Race Report: Frosty 50k

On Saturday morning, I ran my first ultramarathon.  Spoiler alert: it was awesome.

But if you’re reading my blog, you might want a longer summary than that.

My preparations, in terms of running, were woefully inadequate.

Summary:

Week 10/22 – ran the Ridge to Bridge Marathon (total 41.2 mile week)
Week 10/29 – 2.25 mile walk
Week 11/05 – 19.5 miles run/hike
Week 11/12 – 17.1 miles run
Week 11/19 – 16.1 miles run
Week 11/26 – 28 miles run
Week 12/03 – 32 miles run
Week 12/10 – 35 miles run
Week 12/17 – 30 miles run
Week 12/24 – 21 miles run
Week 12/31 – Frosty 50k race week!

You may note that my total weekly mileage rarely exceeded the total 50k distance. Don’t think you’ll find anyone who recommends that for ultra training.  This led to me being very, very nervous about my preparation (or lack thereof).

The race was at Salem Lake, a spot I’m very familiar with right here in Winston-Salem, NC.  I’ve done the bulk of my long runs there for the past few years.  It has also been the home of many of my distance bests, as my running has built up over time.  I did my first 7 mile run there, circling the lake entirely for the first time back in the summer of 2008, as I was training for the Salem Lake Trail Run 10k 2008.  The Salem Lake Trail Run 30k race 2009 was my first run at that distance, while I was working up to my first marathon.  My first 20 miler was on roads around town but the vast majority of the rest have been at Salem Lake, including getting up to 21 miles.  My marathons have all been elsewhere but now here I was, ready for a new distance record at the 50k.
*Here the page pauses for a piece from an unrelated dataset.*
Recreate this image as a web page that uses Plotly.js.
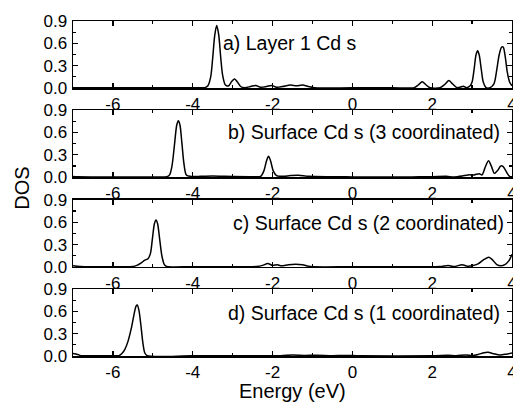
<!DOCTYPE html>
<html>
<head>
<meta charset="utf-8">
<script src="https://cdn.plot.ly/plotly-3.0.1.min.js"></script>
<style>html,body{margin:0;padding:0;background:#fff;}#chart{width:513px;height:403px;}</style>
</head>
<body>
<div id="chart"></div>
<script>
// Panel a) Layer 1 Cd s
const xa = [-7.0,-6.0,-5.0,-4.0,-3.70,-3.62,-3.55,-3.50,-3.45,-3.40,-3.35,-3.30,-3.25,-3.18,-3.10,-3.02,-2.95,-2.88,-2.80,-2.70,-2.55,-2.42,-2.30,-2.15,-2.02,-1.90,-1.75,-1.55,-1.40,-1.25,-1.10,-0.95,0.0,1.0,1.55,1.65,1.75,1.85,1.95,2.20,2.32,2.42,2.52,2.62,2.70,2.78,2.86,2.95,3.00,3.05,3.10,3.14,3.18,3.23,3.28,3.35,3.45,3.55,3.62,3.68,3.74,3.78,3.83,3.88,3.94,4.0];
const ya = [0.005,0.003,0.003,0.005,0.005,0.03,0.15,0.40,0.70,0.84,0.72,0.42,0.17,0.04,0.03,0.09,0.12,0.08,0.02,0.005,0.02,0.035,0.01,0.02,0.035,0.01,0.02,0.04,0.03,0.04,0.02,0.003,0.003,0.003,0.005,0.04,0.085,0.04,0.003,0.005,0.05,0.10,0.05,0.005,0.01,0.025,0.005,0.03,0.08,0.25,0.45,0.50,0.44,0.25,0.08,0.005,0.005,0.06,0.25,0.45,0.55,0.55,0.42,0.22,0.08,0.03];
// Panel b) Surface Cd s (3 coordinated)
const xb = [-7.0,-6.9,-6.0,-5.0,-4.65,-4.58,-4.52,-4.46,-4.40,-4.36,-4.32,-4.27,-4.22,-4.16,-4.05,-3.8,-3.5,-3.2,-2.5,-2.30,-2.22,-2.15,-2.10,-2.05,-1.98,-1.90,-1.75,-1.55,-1.35,-1.10,-0.5,0.0,1.5,2.0,2.35,2.55,2.75,2.90,3.05,3.18,3.25,3.32,3.41,3.48,3.56,3.64,3.72,3.78,3.86,3.94,4.0];
const yb = [0.01,0.005,0.003,0.003,0.005,0.03,0.15,0.42,0.70,0.757,0.70,0.45,0.18,0.03,0.01,0.01,0.015,0.01,0.005,0.01,0.08,0.22,0.28,0.22,0.08,0.02,0.01,0.02,0.025,0.01,0.005,0.003,0.003,0.005,0.01,0.003,0.015,0.03,0.03,0.045,0.03,0.12,0.22,0.15,0.05,0.09,0.15,0.14,0.07,0.01,0.005];
// Panel c) Surface Cd s (2 coordinated)
const xc = [-7.0,-6.9,-6.7,-6.0,-5.50,-5.40,-5.30,-5.20,-5.12,-5.06,-5.01,-4.96,-4.92,-4.88,-4.83,-4.77,-4.71,-4.65,-4.0,-3.0,-2.40,-2.25,-2.12,-2.00,-1.88,-1.78,-1.60,-1.42,-1.25,-1.05,0.0,1.5,2.2,2.40,2.55,2.75,2.88,3.0,3.15,3.30,3.42,3.52,3.62,3.72,3.82,3.92,4.0];
const yc = [0.015,0.008,0.003,0.003,0.005,0.02,0.05,0.09,0.11,0.18,0.38,0.58,0.63,0.58,0.38,0.14,0.03,0.005,0.003,0.003,0.005,0.02,0.045,0.02,0.03,0.015,0.03,0.035,0.03,0.005,0.003,0.003,0.005,0.02,0.005,0.03,0.01,0.015,0.04,0.10,0.13,0.09,0.03,0.015,0.03,0.08,0.17];
// Panel d) Surface Cd s (1 coordinated)
const xd = [-7.0,-6.95,-6.88,-6.80,-6.5,-6.0,-5.85,-5.78,-5.70,-5.62,-5.54,-5.47,-5.42,-5.39,-5.35,-5.30,-5.25,-5.20,-5.14,-4.0,-2.5,-1.8,-1.5,-1.2,-0.9,-0.5,-0.2,0.2,2.0,2.4,2.6,2.85,3.0,3.15,3.30,3.40,3.55,3.70,3.85,4.0];
const yd = [0.035,0.03,0.02,0.005,0.003,0.003,0.005,0.03,0.09,0.20,0.37,0.56,0.67,0.685,0.62,0.42,0.18,0.04,0.005,0.003,0.003,0.005,0.012,0.008,0.01,0.005,0.008,0.003,0.003,0.01,0.005,0.015,0.005,0.02,0.045,0.05,0.03,0.015,0.025,0.04];

const labels = ["a) Layer 1 Cd s","b) Surface Cd s (3 coordinated)","c) Surface Cd s (2 coordinated)","d) Surface Cd s (1 coordinated)"];
const labelX = [-3.3,-3.16,-3.04,-3.16];
const labelY = [0.6,0.6,0.59,0.58];
const yTicks = [0.0,0.3,0.6,0.9];
const xTicks = [-6,-4,-2,0,2,4];

const xs=[xa,xb,xc,xd], ys=[ya,yb,yc,yd];
const domains=[[0.8,1.0],[0.534,0.734],[0.266,0.466],[0,0.2]];
const font='"Liberation Sans", Arial, sans-serif';
const data=[], layout={
  width:513,height:403,margin:{l:73,r:1,t:21,b:47},
  paper_bgcolor:'#fff',plot_bgcolor:'#fff',showlegend:false,
  font:{family:font,color:'#000',size:17},annotations:[]
};
for(let i=0;i<4;i++){
  const s=i===0?'':String(i+1);
  data.push({x:xs[i],y:ys[i],xaxis:'x'+s,yaxis:'y'+s,type:'scatter',mode:'lines',
    line:{color:'#000',width:1.5,shape:'spline',smoothing:0.8},hoverinfo:'skip'});
  layout['xaxis'+s]={anchor:'y'+s,range:[-7,4],tickmode:'array',tickvals:xTicks,ticktext:xTicks.map(String),
    ticks:'inside',ticklen:5,tickwidth:1.2,tickcolor:'#000',showline:true,linecolor:'#000',linewidth:1.5,
    mirror:'allticks',showgrid:false,zeroline:false,tickfont:{size:17,family:font},
    ticklabeloverflow:'allow',
    minor:{dtick:1,tick0:-7,ticks:'inside',ticklen:3,tickwidth:1.2,tickcolor:'#000',showgrid:false},
    ticklabelstandoff:0};
  layout['yaxis'+s]={anchor:'x'+s,domain:domains[i],range:[0,0.9],tickmode:'array',tickvals:yTicks,
    ticktext:yTicks.map(v=>v.toFixed(1)),ticks:'inside',ticklen:5,tickwidth:1.2,tickcolor:'#000',
    showline:true,linecolor:'#000',linewidth:1.5,mirror:'allticks',showgrid:false,zeroline:false,
    tickfont:{size:17,family:font},
    minor:{tickvals:[0.15,0.45,0.75],ticks:'inside',ticklen:3,tickwidth:1.2,tickcolor:'#000',showgrid:false},
    ticklabelstandoff:1};
  layout.annotations.push({text:labels[i],x:labelX[i],y:labelY[i],xref:'x'+s,yref:'y'+s,
    xanchor:'left',yanchor:'middle',showarrow:false,font:{size:19.5,family:font,color:'#000'}});
}
layout.annotations.push({text:'DOS',xref:'paper',yref:'paper',x:-0.118,y:0.5,textangle:-90,
  xanchor:'center',yanchor:'middle',showarrow:false,font:{size:20,family:font,color:'#000'}});
layout.annotations.push({text:'Energy (eV)',xref:'paper',yref:'paper',x:0.5,y:-0.14,
  xanchor:'center',yanchor:'bottom',showarrow:false,borderpad:0,font:{size:20,family:font,color:'#000'}});
Plotly.newPlot('chart',data,layout,{staticPlot:true,displayModeBar:false});
</script>
</body>
</html>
Where better than Salem Lake?  Due to all the time I spend there, I’m intimately familiar with the trail: with each twist and turn; with the major hills and the little sneaky ones that seem to get bigger when your mileage stacks up; with the smushy ground when the path crosses the far fingers of the lake around mile 2.5; with the way the sun shines down harder than anywhere at the two stretches under the power lines; with the small decline as the path leads counterclockwise away from Linville Road that always seems to provide a refreshing breeze.  No surprises there.  Also, minimal travel (about 10 minutes drive) and an affordable price tag ($30+fees) added to the appeal of the Frosty 50.

I figured, if things went awry, I could drop out near the final turnaround, and sulk back up the back hill to the parking lots.  You’ll see the race map below.  The course is a double out-and-back.  Begin at the star, run the lake counterclockwise to the turnaround point, then run the lake clockwise.  Then repeat.  I figured if I was in real pain, I would bail around mile 24 (between the words “turn” and “greenway” on the map) and take the other path up to the parking lots.

But thankfully, there was no need to have my first DNF (did not finish).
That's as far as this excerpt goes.